Bits per Base and Variant
These fields determine how sequences of nucleotides are decoded
into the binary sequence which is, in turn, displayed in the image
panel. The nomenclature used in these fields is as given
in the document Storing Data in DNA.
"Bits/base" determines how many bits are encoded by each nucleotide
(base pair) in the genome, and may be set to 1 or 2. "Variant"

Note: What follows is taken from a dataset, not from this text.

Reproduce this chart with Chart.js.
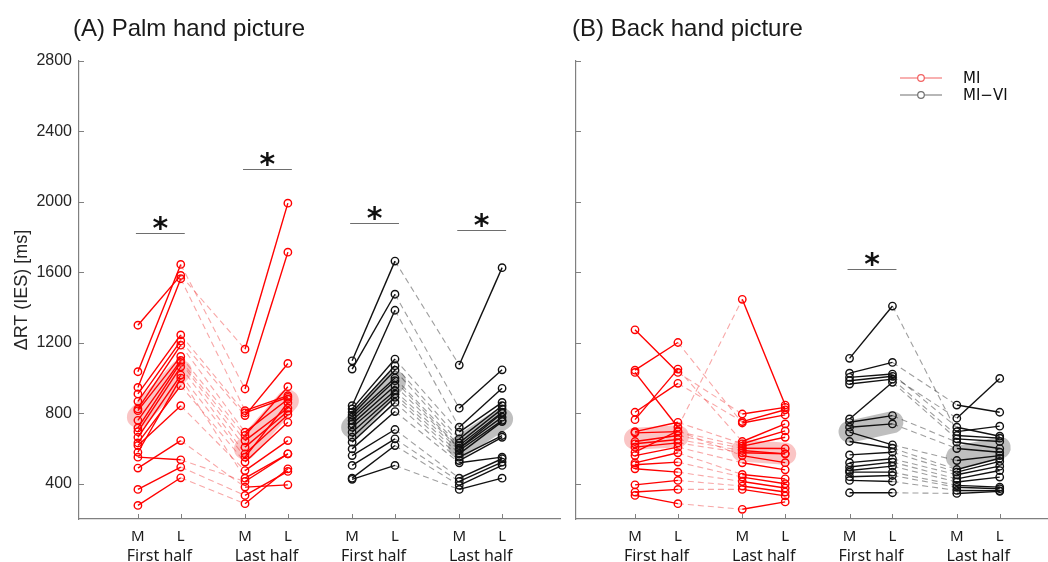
<!DOCTYPE html>
<html>
<head>
<meta charset="utf-8">
<script src="https://cdn.jsdelivr.net/npm/chart.js@4.4.1/dist/chart.umd.min.js"></script>
<style>
  html, body { margin: 0; padding: 0; background: #fff; }
  #wrap { position: relative; width: 1048px; height: 562px; overflow: hidden; }
  #boxA { position: absolute; left: 0; top: 0; width: 561px; height: 562px; }
  #boxB { position: absolute; left: 561px; top: 0; width: 487px; height: 562px; }
</style>
</head>
<body>
<div id="wrap">
  <div id="boxA"><canvas id="palm"></canvas></div>
  <div id="boxB"><canvas id="back"></canvas></div>
</div>
<script>
// category labels
var pairLabels = ['M', 'L'];
var halfLabels = ['First half', 'Last half', 'First half', 'Last half'];
var yTickValues = [400, 800, 1200, 1600, 2000, 2400, 2800];

// (A) palm, MI  -- one entry per participant
var palmMI_M1 = [1300, 1036, 947, 910, 868, 825, 815, 760, 717, 696, 664, 632, 617, 579, 551, 489, 368, 277];
var palmMI_L1 = [1583, 1645, 1564, 1245, 1211, 1187, 1123, 1100, 1089, 1064, 1017, 957, 843, 1000, 536, 645, 495, 434];
var palmMI_M2 = [1164, 938, 815, 802, 787, 693, 674, 645, 608, 570, 551, 523, 475, 432, 413, 381, 334, 287];
var palmMI_L2 = [1993, 1715, 900, 891, 1083, 880, 951, 830, 812, 792, 860, 749, 645, 570, 570, 394, 470, 485];
// (A) palm, MI-VI
var palmVI_M1 = [1098, 1051, 843, 825, 806, 790, 778, 759, 740, 721, 693, 664, 636, 598, 560, 504, 432, 425];
var palmVI_L1 = [1664, 1476, 1385, 1108, 1070, 1045, 1000, 985, 957, 928, 910, 891, 862, 810, 708, 655, 617, 504];
var palmVI_M2 = [1074, 829, 721, 693, 655, 632, 617, 602, 600, 589, 570, 551, 532, 519, 432, 413, 391, 368];
var palmVI_L2 = [1627, 1047, 942, 862, 843, 825, 806, 800, 778, 760, 753, 674, 664, 551, 542, 523, 504, 432];
// (B) back, MI
var backMI_M1 = [1274, 1045, 1032, 806, 764, 696, 689, 640, 627, 608, 579, 560, 519, 508, 485, 394, 353, 334];
var backMI_L1 = [1032, 1202, 721, 970, 1051, 749, 696, 674, 651, 632, 700, 608, 576, 523, 466, 419, 368, 287];
var backMI_M2 = [796, 745, 1447, 753, 640, 627, 614, 602, 589, 576, 560, 519, 453, 438, 413, 387, 368, 255];
var backMI_L2 = [834, 791, 847, 820, 740, 700, 664, 600, 570, 570, 520, 479, 428, 400, 376, 353, 331, 297];
// (B) back, MI-VI
var backVI_M1 = [1112, 1028, 1004, 985, 966, 768, 749, 721, 693, 640, 564, 520, 495, 475, 466, 440, 419, 349];
var backVI_L1 = [1409, 1089, 1023, 1010, 994, 976, 787, 740, 621, 602, 579, 542, 523, 500, 466, 447, 413, 349];
var backVI_M2 = [696, 847, 721, 772, 674, 655, 636, 600, 532, 481, 466, 451, 428, 410, 391, 380, 362, 345];
var backVI_L2 = [727, 806, 670, 998, 659, 640, 600, 579, 560, 545, 527, 500, 475, 438, 381, 372, 360, 357];

// group means (M, L, M, L)
var palmMI_mean = [779, 1041, 598, 872];
var palmVI_mean = [721, 980, 608, 768];
var backMI_mean = [655, 670, 589, 570];
var backVI_mean = [696, 749, 550, 605];

// significance bars: [pair index, height]
var palmSig = [[0, 1825], [1, 2187], [2, 1883], [3, 1843]];
var backSig = [[2, 1617]];

var RED = '#ff0000', RED_DASH = 'rgba(240,60,60,0.45)', RED_MEAN = 'rgba(240,90,90,0.35)';
var BLK = '#111111', BLK_DASH = 'rgba(0,0,0,0.38)', BLK_MEAN = 'rgba(128,128,128,0.5)';
var AXIS = '#808080';
var mPos = [0, 5, 10, 15];   // x of each "M"; "L" sits 2 units right

function subjectSets(cols, x0, solid, dashed) {
  var offs = [0, 2, 5, 7];
  return cols[0].map(function (_, i) {
    return {
      data: cols.map(function (c, k) { return { x: x0 + offs[k], y: c[i] }; }),
      borderColor: solid,
      borderWidth: 1.4,
      pointRadius: 3.7,
      pointBorderWidth: 1.4,
      pointBorderColor: solid,
      pointBackgroundColor: 'rgba(0,0,0,0)',
      order: 1,
      segment: {
        borderColor: function (ctx) { return ctx.p0DataIndex === 1 ? dashed : solid; },
        borderDash: function (ctx) { return ctx.p0DataIndex === 1 ? [6, 4] : undefined; },
        borderWidth: function (ctx) { return ctx.p0DataIndex === 1 ? 1.1 : 1.4; }
      }
    };
  });
}

function meanSets(mean, x0, color) {
  return [0, 1].map(function (k) {
    return {
      data: [{ x: x0 + k * 5, y: mean[k * 2] }, { x: x0 + k * 5 + 2, y: mean[k * 2 + 1] }],
      borderColor: color,
      borderWidth: 22,
      borderCapStyle: 'round',
      pointRadius: 0,
      order: 5
    };
  });
}

var decor = {
  id: 'decor',
  afterDatasetsDraw: function (chart, args, opts) {
    var ctx = chart.ctx, a = chart.chartArea, x = chart.scales.x, y = chart.scales.y;
    ctx.save();
    ctx.strokeStyle = AXIS;
    ctx.lineWidth = 1;
    ctx.beginPath();
    yTickValues.forEach(function (v) {
      var py = Math.round(y.getPixelForValue(v)) + 0.5;
      ctx.moveTo(a.left, py); ctx.lineTo(a.left + 5, py);
    });
    mPos.forEach(function (m) {
      [m, m + 2].forEach(function (v) {
        var px = Math.round(x.getPixelForValue(v)) + 0.5;
        ctx.moveTo(px, a.bottom); ctx.lineTo(px, a.bottom - 5);
      });
    });
    ctx.stroke();
    // significance bars
    ctx.strokeStyle = '#6e6e6e';
    ctx.lineWidth = 1.2;
    ctx.fillStyle = '#111';
    ctx.font = 'bold 30px "DejaVu Sans", sans-serif';
    ctx.textAlign = 'center';
    ctx.textBaseline = 'alphabetic';
    opts.sig.forEach(function (s) {
      var x1 = x.getPixelForValue(mPos[s[0]]) - 2;
      var x2 = x.getPixelForValue(mPos[s[0]] + 2) + 4;
      var py = Math.round(y.getPixelForValue(s[1])) + 0.5;
      ctx.beginPath(); ctx.moveTo(x1, py); ctx.lineTo(x2, py); ctx.stroke();
      ctx.fillText('*', (x1 + x2) / 2, py + 4);
    });
    ctx.restore();
  },
  afterDraw: function (chart, args, opts) {
    var ctx = chart.ctx;
    ctx.save();
    ctx.fillStyle = '#1a1a1a';
    ctx.font = '24px "Liberation Sans", Arial, sans-serif';
    ctx.textAlign = 'left';
    ctx.textBaseline = 'middle';
    ctx.fillText(opts.title, opts.titleX, 29);
    if (opts.legend) {
      var items = [['MI', 'rgba(240,70,70,0.85)', 78], ['MI\u2212VI', '#707070', 95]];
      items.forEach(function (it) {
        ctx.strokeStyle = it[1];
        ctx.lineWidth = 1.2;
        ctx.beginPath(); ctx.moveTo(339, it[2]); ctx.lineTo(381, it[2]); ctx.stroke();
        ctx.fillStyle = '#fff';
        ctx.beginPath(); ctx.arc(360, it[2], 3.3, 0, Math.PI * 2); ctx.fill(); ctx.stroke();
        ctx.fillStyle = '#111';
        ctx.font = '15px "DejaVu Sans", sans-serif';
        ctx.fillText(it[0], 402, it[2] + 1);
      });
    }
    ctx.restore();
  }
};

function makeChart(id, cols, means, opt) {
  var datasets = []
    .concat(meanSets(means[0], 0, RED_MEAN))
    .concat(meanSets(means[1], 10, BLK_MEAN))
    .concat(subjectSets(cols[0], 0, RED, RED_DASH))
    .concat(subjectSets(cols[1], 10, BLK, BLK_DASH));
  return new Chart(document.getElementById(id), {
    type: 'line',
    data: { datasets: datasets },
    options: {
      animation: false,
      responsive: true,
      maintainAspectRatio: false,
      events: [],
      layout: { autoPadding: false, padding: { left: opt.padLeft, top: 61, right: 0, bottom: 0 } },
      plugins: {
        legend: { display: false },
        tooltip: { enabled: false },
        decor: { title: opt.title, titleX: opt.titleX, sig: opt.sig, legend: opt.legend }
      },
      scales: {
        x: {
          type: 'linear', position: 'bottom', min: opt.xMin, max: opt.xMax, weight: 0,
          afterBuildTicks: function (s) {
            s.ticks = [];
            mPos.forEach(function (m) { s.ticks.push({ value: m }, { value: m + 2 }); });
          },
          afterFit: function (s) { s.height = 22; },
          ticks: {
            autoSkip: false, maxRotation: 0, padding: 9, color: '#1a1a1a',
            font: { family: '"Noto Sans", sans-serif', size: 15 },
            callback: function (v, i) { return pairLabels[i % 2]; }
          },
          grid: { display: false, drawTicks: false },
          border: { display: true, color: AXIS, width: 1.2 }
        },
        x2: {
          type: 'linear', position: 'bottom', min: opt.xMin, max: opt.xMax, weight: 1,
          afterBuildTicks: function (s) {
            s.ticks = mPos.map(function (m) { return { value: m + 1 }; });
          },
          afterFit: function (s) { s.height = 21; },
          ticks: {
            autoSkip: false, maxRotation: 0, padding: 6, color: '#1a1a1a',
            font: { family: '"Noto Sans", sans-serif', size: 16 },
            callback: function (v, i) { return halfLabels[i]; }
          },
          grid: { display: false, drawTicks: false },
          border: { display: false }
        },
        y: {
          type: 'linear', min: 200, max: 2800,
          afterBuildTicks: function (s) {
            s.ticks = yTickValues.map(function (v) { return { value: v }; });
          },
          afterFit: function (s) { s.width = opt.yWidth; },
          ticks: {
            display: opt.yLabels, padding: 7, color: '#262626',
            font: { family: '"Liberation Sans", Arial, sans-serif', size: 16 },
            callback: function (v) { return String(v); }
          },
          title: {
            display: opt.yLabels, text: '\u0394RT (IES) [ms]', color: '#262626',
            font: { family: '"Liberation Sans", Arial, sans-serif', size: 18 },
            padding: { top: 11, bottom: 0 }
          },
          grid: { display: false, drawTicks: false },
          border: { display: true, color: AXIS, width: 1.2 }
        }
      }
    },
    plugins: [decor]
  });
}

var palmChart = makeChart('palm',
  [[palmMI_M1, palmMI_L1, palmMI_M2, palmMI_L2], [palmVI_M1, palmVI_L1, palmVI_M2, palmVI_L2]],
  [palmMI_mean, palmVI_mean],
  { title: '(A) Palm hand picture', titleX: 73, sig: palmSig, legend: false,
    padLeft: 0, yWidth: 79, yLabels: true, xMin: -2.75, xMax: 19.75 });

var backChart = makeChart('back',
  [[backMI_M1, backMI_L1, backMI_M2, backMI_L2], [backVI_M1, backVI_L1, backVI_M2, backVI_L2]],
  [backMI_mean, backVI_mean],
  { title: '(B) Back hand picture', titleX: 11, sig: backSig, legend: true,
    padLeft: 15, yWidth: 0, yLabels: false, xMin: -2.75, xMax: 19.25 });
</script>
</body>
</html>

chooses which among the possible encodings of one or two bits
per nucleotide should be used. Detailed tables of how
one bit per base
and
two bit per base
encodings transform nucleotide sequences into streams of
binary data are given in the aforementioned document.
Width
A two-dimensional pattern is generally comprehensible only when
viewed with the same line length as used to encode it. The
Width box (into which a value can be entered) and the associated
buttons which increment and decrement the value in the Width
field.
Please see
Hide and Seek: An Image in the Genome
for an example of how adjusting the width can reveal a message
difficult to discern until the correct width is discovered.
Zoom Factor
Modern computer graphics displays have such high resolution that
individual pixels are difficult to distinguish. Setting the Zoom factor greater
than 1 expands each pixel into a box with edge size equal to the zoom
factor. If the product of the zoom factor and line width exceeds
the width of the window in pixels, the image will be truncated at the
right--resize the browser window until you see the blue margin which
indicates you're seeing the entire width of each line. If your screen
isn't wide enough to show an entire line, reduce the zoom factor
until it does.
Update and Quit Buttons
Pressing Enter in any of the text entry fields causes an immediate update
of the image display panel. Depending on the speed of your computer and
whether the data requested must be obtained across the Internet from
a distant site, this may take some time. If you wish to change a number
of parameters at once, you can avoid waiting for intermediate updates
by not pressing Enter after entering each value and, instead,
pressing Enter only on the last value, or pressing the
Update button after entering the last.
The Quit button exits the genome browser. If you started the
browser from a Web page, you can open a new browser by pressing
the "Launch Browser" button. The standalone browser application
will exit to the command line; to restart it, use the same command
you used to invoke it in the first place.